When integrated with CaPow’s Power-in-Motion, smarter scheduling ensures robots stay both productive and perpetually charged- cutting energy waste and boosting warehouse throughput.
4. Extending Battery Life and Reducing Environmental Impact
Oversized lithium-ion batteries are often used as a buffer against downtime, driving up costs and environmental impact. With Power-in-Motion maintaining robots at an optimal 65-80% charge window, battery lifespan can be extended by 30-40%, while eliminating the need for oversized packs.
This approach reduces resource use, lowers the carbon footprint of robotic fleets, and addresses one of the biggest sustainability challenges facing warehouse robots today.
Source: Peer Robotics website
5. Peer Robotics: Human-Robot Collaboration
Peer Robotics has developed collaborative mobile robots that adapt to workers in real time. Their new Peer 3000 platform allows deployment without changes to existing pallets, trolleys, or workflows. By learning directly from human interactions, these AMRs accelerate adoption in facilities looking to improve productivity with minimal disruption (dbusiness.com).
While their focus is collaboration, when paired with strong energy infrastructure, solutions like Peer’s demonstrate how warehouse robots can improve both efficiency and usability simultaneously.

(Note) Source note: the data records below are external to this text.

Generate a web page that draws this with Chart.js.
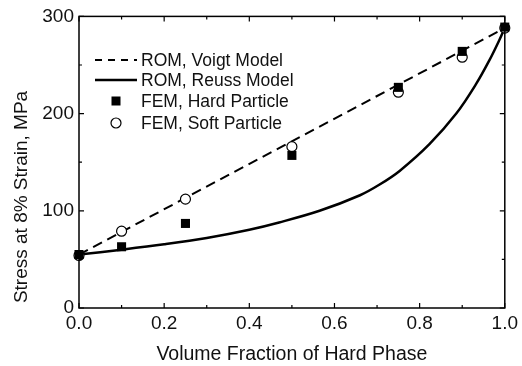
<!DOCTYPE html>
<html>
<head>
<meta charset="utf-8">
<script src="https://cdn.jsdelivr.net/npm/chart.js@4/dist/chart.umd.min.js"></script>
<style>
html,body{margin:0;padding:0;background:#fff;}
canvas{display:block;}
</style>
</head>
<body>
<canvas id="c" width="522" height="366"></canvas>
<script>
// ---- data ----
const voigtX = [0, 1];
const voigtY = [55, 288];
const reussX = [0, 0.1, 0.2, 0.3, 0.4, 0.47, 0.565, 0.66, 0.706, 0.753, 0.823, 0.886, 0.932, 0.964, 0.987, 1.0];
const reussY = [55, 60, 65.5, 72, 80.5, 88, 100, 116, 127, 141, 168.5, 200, 230, 255, 275.5, 288.5];
const hardX = [0, 0.1, 0.25, 0.5, 0.75, 0.9, 1.0];
const hardY = [55, 63, 87, 157, 227, 264, 289];
const softX = [0, 0.1, 0.25, 0.5, 0.75, 0.9, 1.0];
const softY = [54, 79, 112, 166, 222, 258, 288];
const seriesNames = ['ROM, Voigt Model', 'ROM, Reuss Model', 'FEM, Hard Particle', 'FEM, Soft Particle'];
const xTickValues = [0, 0.2, 0.4, 0.6, 0.8, 1.0];
const yTickValues = [0, 100, 200, 300];
const xTitle = 'Volume Fraction of Hard Phase';
const yTitle = 'Stress at 8% Strain, MPa';

const pts = (xs, ys) => xs.map((x, i) => ({x: x, y: ys[i]}));
const FONT = "'Liberation Sans', Arial, sans-serif";

const frameTicks = {
  id: 'frameTicks',
  afterDatasetsDraw(chart) {
    const {ctx, chartArea: a, scales} = chart;
    const xs = scales.x, ys = scales.y;
    ctx.save();
    ctx.strokeStyle = '#000';
    ctx.lineWidth = 1.5;
    ctx.strokeRect(a.left, a.top, a.right - a.left, a.bottom - a.top);
    ctx.lineWidth = 1.2;
    ctx.beginPath();
    for (let i = 0; i <= 10; i++) {
      const v = i / 10;
      const p = xs.getPixelForValue(v);
      const len = (i % 2 === 0) ? 5 : 3;
      ctx.moveTo(p, a.bottom); ctx.lineTo(p, a.bottom - len);
      ctx.moveTo(p, a.top); ctx.lineTo(p, a.top + len);
    }
    for (let v = 0; v <= 300; v += 50) {
      const p = ys.getPixelForValue(v);
      const len = (v % 100 === 0) ? 5 : 3;
      ctx.moveTo(a.left, p); ctx.lineTo(a.left + len, p);
      ctx.moveTo(a.right, p); ctx.lineTo(a.right - len, p);
    }
    ctx.stroke();
    ctx.restore();
  },
  afterDraw(chart) {
    const {ctx} = chart;
    ctx.save();
    // y-axis title
    ctx.fillStyle = '#111';
    ctx.font = '19px ' + FONT;
    ctx.textAlign = 'center';
    ctx.textBaseline = 'middle';
    ctx.translate(22, 197);
    ctx.rotate(-Math.PI / 2);
    ctx.fillText(yTitle, 0, 0);
    ctx.restore();

    ctx.save();
    ctx.fillStyle = '#111';
    ctx.font = '17.5px ' + FONT;
    ctx.textBaseline = 'middle';
    ctx.textAlign = 'left';
    const tx = 141;
    const rows = [60, 80, 101, 123];
    ctx.strokeStyle = '#000';
    ctx.lineWidth = 2;
    ctx.setLineDash([7, 6]);
    ctx.beginPath(); ctx.moveTo(95, rows[0]); ctx.lineTo(137, rows[0]); ctx.stroke();
    ctx.setLineDash([]);
    ctx.lineWidth = 2.5;
    ctx.beginPath(); ctx.moveTo(95, rows[1]); ctx.lineTo(137, rows[1]); ctx.stroke();
    ctx.fillStyle = '#000';
    ctx.fillRect(116 - 4.5, rows[2] - 4.5, 9, 9);
    ctx.fillStyle = '#fff';
    ctx.lineWidth = 1.2;
    ctx.beginPath(); ctx.arc(116, rows[3], 5, 0, Math.PI * 2); ctx.fill(); ctx.stroke();
    ctx.fillStyle = '#111';
    seriesNames.forEach((n, i) => ctx.fillText(n, tx, rows[i] + 1));
    ctx.restore();
  }
};

new Chart(document.getElementById('c'), {
  type: 'scatter',
  data: {
    datasets: [
      {label: seriesNames[2], data: pts(hardX, hardY), order: 0, pointStyle: 'rect', pointRadius: 6.4,
       backgroundColor: '#000', borderColor: '#000', borderWidth: 0, showLine: false, clip: false},
      {label: seriesNames[3], data: pts(softX, softY), order: 1, pointStyle: 'circle', pointRadius: 5,
       backgroundColor: '#fff', borderColor: '#000', borderWidth: 1.2, showLine: false, clip: false},
      {label: seriesNames[0], data: pts(voigtX, voigtY), order: 2, showLine: true, pointRadius: 0,
       borderColor: '#000', borderWidth: 2, borderDash: [10, 6], clip: false},
      {label: seriesNames[1], data: pts(reussX, reussY), order: 3, showLine: true, pointRadius: 0,
       borderColor: '#000', borderWidth: 2.5, tension: 0.35, clip: false}
    ]
  },
  options: {
    responsive: false,
    animation: false,
    devicePixelRatio: 1,
    layout: {padding: {top: 16, right: 16, left: 0, bottom: 0}},
    plugins: {legend: {display: false}, tooltip: {enabled: false}},
    scales: {
      x: {
        type: 'linear', min: 0, max: 1,
        afterFit: s => { s.height = 58; },
        afterBuildTicks: s => { s.ticks = xTickValues.map(v => ({value: v})); },
        grid: {display: false, drawTicks: false},
        border: {display: false},
        ticks: {padding: 4, color: '#111', font: {family: FONT, size: 19},
                callback: v => Number(v).toFixed(1), maxRotation: 0, autoSkip: false},
        title: {display: true, text: xTitle, color: '#111', font: {family: FONT, size: 19.5}, padding: {top: 0, bottom: 0}}
      },
      y: {
        type: 'linear', min: 0, max: 300,
        afterFit: s => { s.width = 79; },
        afterBuildTicks: s => { s.ticks = yTickValues.map(v => ({value: v})); },
        grid: {display: false, drawTicks: false},
        border: {display: false},
        ticks: {padding: 5, color: '#111', font: {family: FONT, size: 19}},
        title: {display: false}
      }
    }
  },
  plugins: [frameTicks]
});
</script>
</body>
</html>
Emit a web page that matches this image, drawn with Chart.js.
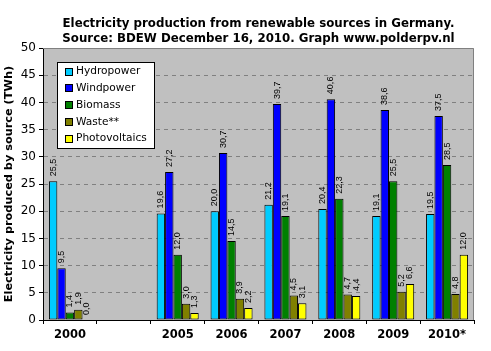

Source: JLC Robotics Website
6. JLC Robotics: Simplifying AGV Deployment
JLC Robotics distributes the Thouzer AGV, a cart-following and automated guided vehicle designed for rapid setup and a clear ROI. With “Follow Me” navigation and flexible load handling, the Thouzer is suited for warehouses seeking a practical step into automation (thenewwarehouse.com).
By reducing complexity in AGV deployment, JLC helps facilities adopt automation faster- an important complement to technologies like Power-in-Motion that ensure fleets remain energy efficient and continuously available.
Why These Solutions Matter
For product managers at robot manufacturers, designing fleets that integrate continuous energy transfer creates a new market advantage.
For fleet operators and operations managers, uptime and reduced space allocation translate to hitting throughput goals without over-investing in extra robots or infrastructure.
For consultants and integrators, solutions like CaPow’s Power-in-Motion, Peer Robotics’ collaborative AMRs, and JLC Robotics’ AGVs showcase the diverse toolbox available to optimize warehouse energy efficiency today.
Conclusion
The conversation about warehouse robots has shifted from quantity to efficiency. Leaders can no longer accept inflated fleets, or wasted floor space.
CaPow’s Power-in-Motion and GEMS set a new benchmark for warehouse energy efficiency by delivering perpetual uptime and intelligent energy management. Complemented by collaborative platforms like Peer Robotics and user-friendly AGVs from JLC Robotics, these solutions prove that the future of automation is about smarter, always-on robots powered by perpetual energy.